Memorization and desensitization were other big factors: memorizing my material and desensitizing myself from constantly checking the pulse of the audience and learning to simply charge on.
The microphone looms larger in the mind of comedians than most audiences will believe. What’s the big deal? Remove it from the stand and put it back when you’re done! But my friend and arguably world’s funniest man Phil Tag likes to rehearse his stand-up when possible on the stage with the lights under show conditions and the microphone on. For a guy who’s been doing it for decades and with appearances on The Tonight Show, you’d think he’d enjoy the comedian’s unique privilege of not requiring much, if any, tech rehearsal.
Over time, I would learn the lesson which I still apply to so many aspects of life: that most things that happen during a show are as big a deal to the audience as they appear to be to you. If doing your set without a hand-held microphone is no big deal to you, it will be a non-issue to the audience. The same goes for your bald head, paunch, cleft lip, whatever.
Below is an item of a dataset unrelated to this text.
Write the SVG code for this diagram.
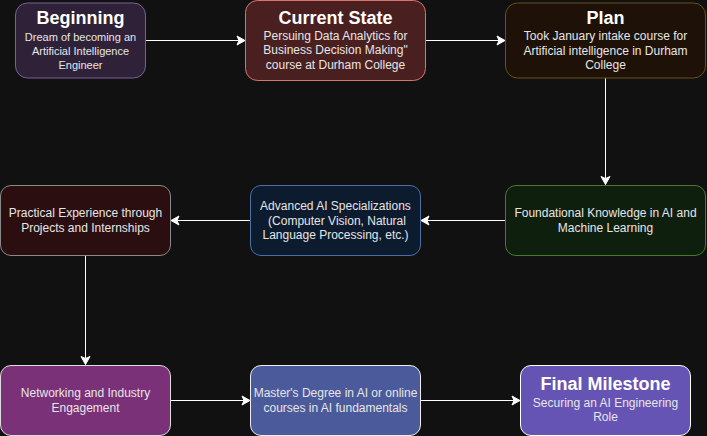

Mentally, I divide my stand-up into a handful of routines, or, to save time, I call “bits”. They are, in the generic order I do them, whatever that means:
family; drinking; work/little man; S.F. vs. L.V.;/gambling; dad; headlines; nude cruise; reading; credit/ID theft; stimulus/ hair gel/flying;
I did not write out any of these routines in anything close to a linear fashion. As outlined above, I just wrote stuff down throughout the day and over the above themes emerged and coalesced as I cherry-picked jokes like these.
By not straying from my comfort zone I’ve been able, over time, to generate a stand-up comedy act which aesthetically and temperamentally suits me nicely enough. If I am going to write anything of any length, though, I’ll l have to leave my comfort zone.
When I’m ready, I’ll let you know about it.